**Task:**
Output every line of the material exactly, omitting images.
[Start Given data]
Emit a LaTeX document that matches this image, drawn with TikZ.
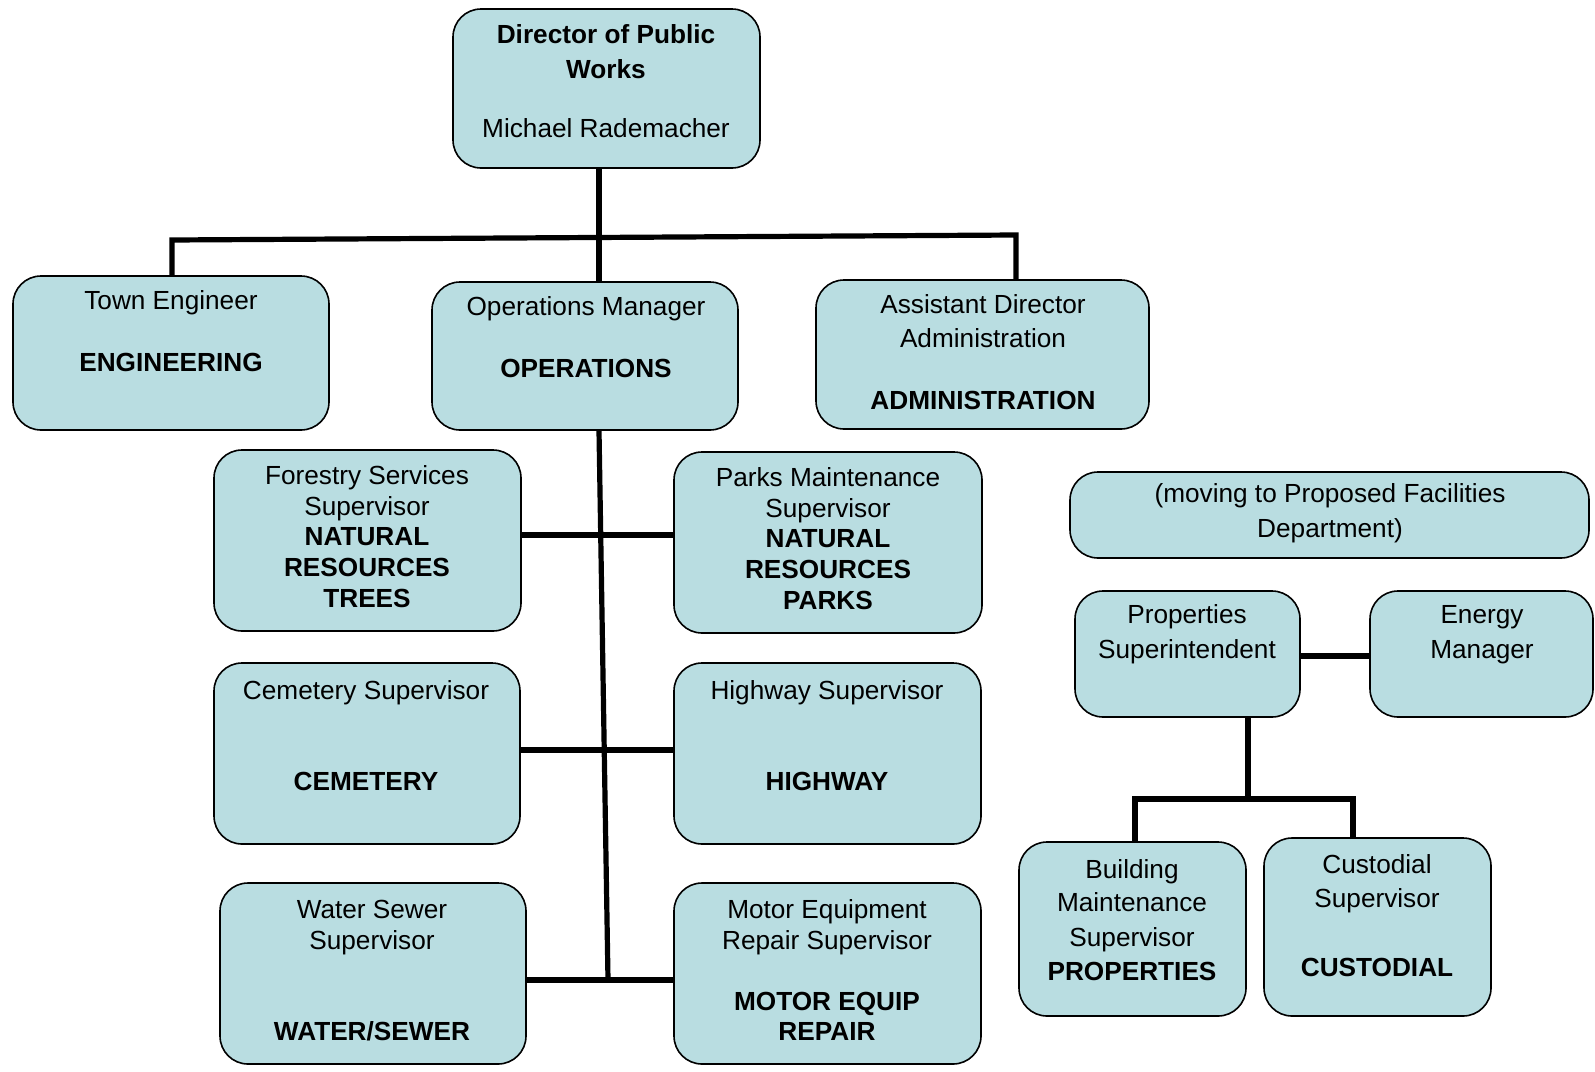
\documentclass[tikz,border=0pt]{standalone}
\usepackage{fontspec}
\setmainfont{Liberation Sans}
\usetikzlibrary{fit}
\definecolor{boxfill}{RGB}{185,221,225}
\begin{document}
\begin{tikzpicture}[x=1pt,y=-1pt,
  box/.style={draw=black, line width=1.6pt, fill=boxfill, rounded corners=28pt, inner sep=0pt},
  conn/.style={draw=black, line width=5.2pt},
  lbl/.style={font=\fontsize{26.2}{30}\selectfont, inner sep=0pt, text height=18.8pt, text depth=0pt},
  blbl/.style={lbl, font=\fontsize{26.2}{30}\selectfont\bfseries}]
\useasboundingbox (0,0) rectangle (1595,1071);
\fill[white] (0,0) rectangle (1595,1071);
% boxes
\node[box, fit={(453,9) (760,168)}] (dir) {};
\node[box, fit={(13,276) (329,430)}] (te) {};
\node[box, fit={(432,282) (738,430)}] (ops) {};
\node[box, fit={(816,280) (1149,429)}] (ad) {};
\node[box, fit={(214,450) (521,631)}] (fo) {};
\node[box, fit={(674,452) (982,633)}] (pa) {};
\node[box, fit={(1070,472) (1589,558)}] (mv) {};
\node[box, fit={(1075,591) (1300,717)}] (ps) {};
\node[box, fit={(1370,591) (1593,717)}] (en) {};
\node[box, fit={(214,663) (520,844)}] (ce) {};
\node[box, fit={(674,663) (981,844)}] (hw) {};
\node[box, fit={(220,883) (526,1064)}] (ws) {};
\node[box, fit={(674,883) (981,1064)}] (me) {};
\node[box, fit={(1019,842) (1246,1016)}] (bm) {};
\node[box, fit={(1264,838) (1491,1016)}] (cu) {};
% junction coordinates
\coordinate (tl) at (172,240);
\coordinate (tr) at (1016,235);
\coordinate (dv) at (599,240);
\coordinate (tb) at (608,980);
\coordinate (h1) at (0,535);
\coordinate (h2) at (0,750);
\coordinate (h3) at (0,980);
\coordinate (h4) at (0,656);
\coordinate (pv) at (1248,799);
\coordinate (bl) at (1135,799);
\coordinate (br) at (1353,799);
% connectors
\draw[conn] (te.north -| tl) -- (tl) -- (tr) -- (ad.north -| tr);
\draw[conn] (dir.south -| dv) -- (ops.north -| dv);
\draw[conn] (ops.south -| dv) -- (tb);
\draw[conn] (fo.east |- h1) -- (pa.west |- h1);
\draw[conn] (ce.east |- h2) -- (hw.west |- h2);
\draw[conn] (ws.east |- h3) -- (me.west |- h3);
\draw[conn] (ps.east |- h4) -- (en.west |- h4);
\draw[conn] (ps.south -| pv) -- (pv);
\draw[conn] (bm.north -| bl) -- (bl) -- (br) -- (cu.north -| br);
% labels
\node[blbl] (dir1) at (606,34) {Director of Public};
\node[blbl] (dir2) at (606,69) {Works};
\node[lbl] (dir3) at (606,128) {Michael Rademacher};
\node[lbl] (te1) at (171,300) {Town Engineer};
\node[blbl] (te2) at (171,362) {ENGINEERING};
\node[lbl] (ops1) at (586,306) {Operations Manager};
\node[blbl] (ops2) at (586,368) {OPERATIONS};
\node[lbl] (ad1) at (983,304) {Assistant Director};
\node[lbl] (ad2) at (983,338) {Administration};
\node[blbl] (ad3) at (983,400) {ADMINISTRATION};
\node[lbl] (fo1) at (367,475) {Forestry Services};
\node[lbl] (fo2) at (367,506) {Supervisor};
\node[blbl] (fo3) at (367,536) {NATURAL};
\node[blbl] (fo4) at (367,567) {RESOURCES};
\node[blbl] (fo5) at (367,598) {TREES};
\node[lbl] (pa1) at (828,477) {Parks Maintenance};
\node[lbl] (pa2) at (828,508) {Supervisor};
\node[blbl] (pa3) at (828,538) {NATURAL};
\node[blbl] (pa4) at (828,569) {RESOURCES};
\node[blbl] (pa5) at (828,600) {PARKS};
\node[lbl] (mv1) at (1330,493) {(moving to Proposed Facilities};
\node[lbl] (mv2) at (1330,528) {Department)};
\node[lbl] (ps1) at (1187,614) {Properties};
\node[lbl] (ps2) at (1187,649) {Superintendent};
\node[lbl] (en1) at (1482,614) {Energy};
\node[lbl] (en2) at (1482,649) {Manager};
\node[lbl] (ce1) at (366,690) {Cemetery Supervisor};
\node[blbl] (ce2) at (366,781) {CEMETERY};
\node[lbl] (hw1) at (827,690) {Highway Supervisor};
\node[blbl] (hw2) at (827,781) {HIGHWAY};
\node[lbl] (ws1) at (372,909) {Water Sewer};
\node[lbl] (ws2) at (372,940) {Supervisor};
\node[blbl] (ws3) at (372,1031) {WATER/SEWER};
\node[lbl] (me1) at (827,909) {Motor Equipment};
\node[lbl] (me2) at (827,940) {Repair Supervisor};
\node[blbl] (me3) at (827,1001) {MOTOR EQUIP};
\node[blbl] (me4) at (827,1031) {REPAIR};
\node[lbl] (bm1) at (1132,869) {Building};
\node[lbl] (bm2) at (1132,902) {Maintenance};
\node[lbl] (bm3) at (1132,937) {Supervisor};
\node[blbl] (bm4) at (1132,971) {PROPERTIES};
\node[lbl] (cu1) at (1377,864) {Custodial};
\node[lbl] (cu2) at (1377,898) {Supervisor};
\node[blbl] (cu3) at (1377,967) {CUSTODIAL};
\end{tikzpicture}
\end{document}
[End Given data]
**Full answer:**
Emit a LaTeX document that matches this image, drawn with TikZ.
\documentclass[tikz,border=0pt]{standalone}
\usepackage{fontspec}
\setmainfont{Liberation Sans}
\usetikzlibrary{fit}
\definecolor{boxfill}{RGB}{185,221,225}
\begin{document}
\begin{tikzpicture}[x=1pt,y=-1pt,
  box/.style={draw=black, line width=1.6pt, fill=boxfill, rounded corners=28pt, inner sep=0pt},
  conn/.style={draw=black, line width=5.2pt},
  lbl/.style={font=\fontsize{26.2}{30}\selectfont, inner sep=0pt, text height=18.8pt, text depth=0pt},
  blbl/.style={lbl, font=\fontsize{26.2}{30}\selectfont\bfseries}]
\useasboundingbox (0,0) rectangle (1595,1071);
\fill[white] (0,0) rectangle (1595,1071);
% boxes
\node[box, fit={(453,9) (760,168)}] (dir) {};
\node[box, fit={(13,276) (329,430)}] (te) {};
\node[box, fit={(432,282) (738,430)}] (ops) {};
\node[box, fit={(816,280) (1149,429)}] (ad) {};
\node[box, fit={(214,450) (521,631)}] (fo) {};
\node[box, fit={(674,452) (982,633)}] (pa) {};
\node[box, fit={(1070,472) (1589,558)}] (mv) {};
\node[box, fit={(1075,591) (1300,717)}] (ps) {};
\node[box, fit={(1370,591) (1593,717)}] (en) {};
\node[box, fit={(214,663) (520,844)}] (ce) {};
\node[box, fit={(674,663) (981,844)}] (hw) {};
\node[box, fit={(220,883) (526,1064)}] (ws) {};
\node[box, fit={(674,883) (981,1064)}] (me) {};
\node[box, fit={(1019,842) (1246,1016)}] (bm) {};
\node[box, fit={(1264,838) (1491,1016)}] (cu) {};
% junction coordinates
\coordinate (tl) at (172,240);
\coordinate (tr) at (1016,235);
\coordinate (dv) at (599,240);
\coordinate (tb) at (608,980);
\coordinate (h1) at (0,535);
\coordinate (h2) at (0,750);
\coordinate (h3) at (0,980);
\coordinate (h4) at (0,656);
\coordinate (pv) at (1248,799);
\coordinate (bl) at (1135,799);
\coordinate (br) at (1353,799);
% connectors
\draw[conn] (te.north -| tl) -- (tl) -- (tr) -- (ad.north -| tr);
\draw[conn] (dir.south -| dv) -- (ops.north -| dv);
\draw[conn] (ops.south -| dv) -- (tb);
\draw[conn] (fo.east |- h1) -- (pa.west |- h1);
\draw[conn] (ce.east |- h2) -- (hw.west |- h2);
\draw[conn] (ws.east |- h3) -- (me.west |- h3);
\draw[conn] (ps.east |- h4) -- (en.west |- h4);
\draw[conn] (ps.south -| pv) -- (pv);
\draw[conn] (bm.north -| bl) -- (bl) -- (br) -- (cu.north -| br);
% labels
\node[blbl] (dir1) at (606,34) {Director of Public};
\node[blbl] (dir2) at (606,69) {Works};
\node[lbl] (dir3) at (606,128) {Michael Rademacher};
\node[lbl] (te1) at (171,300) {Town Engineer};
\node[blbl] (te2) at (171,362) {ENGINEERING};
\node[lbl] (ops1) at (586,306) {Operations Manager};
\node[blbl] (ops2) at (586,368) {OPERATIONS};
\node[lbl] (ad1) at (983,304) {Assistant Director};
\node[lbl] (ad2) at (983,338) {Administration};
\node[blbl] (ad3) at (983,400) {ADMINISTRATION};
\node[lbl] (fo1) at (367,475) {Forestry Services};
\node[lbl] (fo2) at (367,506) {Supervisor};
\node[blbl] (fo3) at (367,536) {NATURAL};
\node[blbl] (fo4) at (367,567) {RESOURCES};
\node[blbl] (fo5) at (367,598) {TREES};
\node[lbl] (pa1) at (828,477) {Parks Maintenance};
\node[lbl] (pa2) at (828,508) {Supervisor};
\node[blbl] (pa3) at (828,538) {NATURAL};
\node[blbl] (pa4) at (828,569) {RESOURCES};
\node[blbl] (pa5) at (828,600) {PARKS};
\node[lbl] (mv1) at (1330,493) {(moving to Proposed Facilities};
\node[lbl] (mv2) at (1330,528) {Department)};
\node[lbl] (ps1) at (1187,614) {Properties};
\node[lbl] (ps2) at (1187,649) {Superintendent};
\node[lbl] (en1) at (1482,614) {Energy};
\node[lbl] (en2) at (1482,649) {Manager};
\node[lbl] (ce1) at (366,690) {Cemetery Supervisor};
\node[blbl] (ce2) at (366,781) {CEMETERY};
\node[lbl] (hw1) at (827,690) {Highway Supervisor};
\node[blbl] (hw2) at (827,781) {HIGHWAY};
\node[lbl] (ws1) at (372,909) {Water Sewer};
\node[lbl] (ws2) at (372,940) {Supervisor};
\node[blbl] (ws3) at (372,1031) {WATER/SEWER};
\node[lbl] (me1) at (827,909) {Motor Equipment};
\node[lbl] (me2) at (827,940) {Repair Supervisor};
\node[blbl] (me3) at (827,1001) {MOTOR EQUIP};
\node[blbl] (me4) at (827,1031) {REPAIR};
\node[lbl] (bm1) at (1132,869) {Building};
\node[lbl] (bm2) at (1132,902) {Maintenance};
\node[lbl] (bm3) at (1132,937) {Supervisor};
\node[blbl] (bm4) at (1132,971) {PROPERTIES};
\node[lbl] (cu1) at (1377,864) {Custodial};
\node[lbl] (cu2) at (1377,898) {Supervisor};
\node[blbl] (cu3) at (1377,967) {CUSTODIAL};
\end{tikzpicture}
\end{document}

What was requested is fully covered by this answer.